Davies (in collaboration with L. J. Bjork) introduced a single abstract control structure, namely ``Spheres of Control'' to achieve flexible semantics for almost every aspect of transaction execution: process (read: transaction) atomicity, commitment, dependencies between transactions, concurrency control, consistency, and recovery. In simple terms, a sphere of control can be viewed as a boundary around the effects of an arbitrary set of operations that can be unilaterally revoked or committed. Spheres can be nested, sequenced, or parallelized. Reading this paper today, anyone working in the area of advanced concurrency control and transaction processing is bound to ask ``so, what else is new''? What is ``new'' is that the work reported in this paper was done in the early-mid 70's! Arguably, everything that has since been ``proposed'' -- for utilizing application and data semantics for better concurrency control and recovery -- is a reinvention of ideas introduced here, with more waiting to be reinvented. Unfortunately since many of the terms used in the paper are archaic and predate ACID, it does take a certain amount of effort to translate, and appreciate the concepts ``hidden'' in the paper, in terms of what is well understood today.
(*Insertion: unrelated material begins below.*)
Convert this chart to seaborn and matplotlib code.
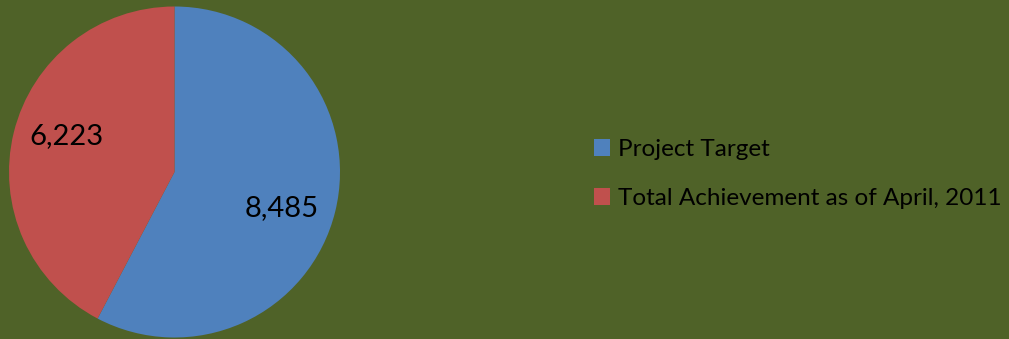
import matplotlib
matplotlib.use("Agg")
import numpy as np
import matplotlib.pyplot as plt
from matplotlib.patches import Patch
import seaborn as sns

# Project progress figures
categories = ["Project Target", "Total Achievement as of April, 2011"]
values = [8485, 6223]
colors = ["#4F81BD", "#C0504D"]
background = "#4F6228"

sns.set_style("white")
plt.rcParams["font.family"] = ["Lato", "DejaVu Sans"]

W, H = 1009, 339
fig = plt.figure(figsize=(W / 100, H / 100), dpi=100, facecolor=background)

# pie area: centre (174.5, 172) px, radius 165.5 px
cx, cy, r = 174.5, 172.0, 165.5
ax = fig.add_axes([(cx - r) / W, (H - cy - r) / H, 2 * r / W, 2 * r / H])
ax.set_facecolor(background)

palette = sns.color_palette(colors)
wedges, texts, autotexts = ax.pie(
    values,
    colors=palette,
    startangle=90,
    counterclock=False,
    autopct=lambda p: f"{p * sum(values) / 100:,.0f}",
    pctdistance=0.68,
    wedgeprops=dict(linewidth=0),
    textprops=dict(fontsize=21, color="black"),
)
# nudge the value labels a little clockwise inside their slices
for w, t in zip(wedges, autotexts):
    ang = np.deg2rad((w.theta1 + w.theta2) / 2 - 4.5)
    t.set_position((0.685 * np.cos(ang), 0.685 * np.sin(ang)))

ax.set_xlim(-1, 1)
ax.set_ylim(-1, 1)
ax.set_aspect("equal")
ax.axis("off")

handles = [Patch(facecolor=c, edgecolor="none") for c in palette]
leg = fig.legend(
    handles,
    categories,
    loc="center left",
    bbox_to_anchor=(584 / W, 1 - 174 / H),
    frameon=False,
    fontsize=17.5,
    handlelength=0.68,
    handleheight=0.68,
    handletextpad=0.3,
    labelspacing=1.15,
    borderaxespad=0,
)
for t in leg.get_texts():
    t.set_color("black")

fig.savefig("out.png", dpi=100, facecolor=background)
So, this is a paper I wish everyone -- especially, those who have done work on advanced transaction models -- had read before embarking on their work on transactions. As it turned out, I myself came across Spheres only towards the end of our work on the ACTA. It was gratifying to note that we had not fallen prey to the original temptation of inventing yet another transaction model, but had instead developed a formal framework using which one could analyze and synthesize advanced transaction models. Since then, I have been influenced not only by the perspective offered by the concepts underlying Spheres but also by the fact that in developing these concepts, Davies was inspired by how human organizations perform their activities and share resources.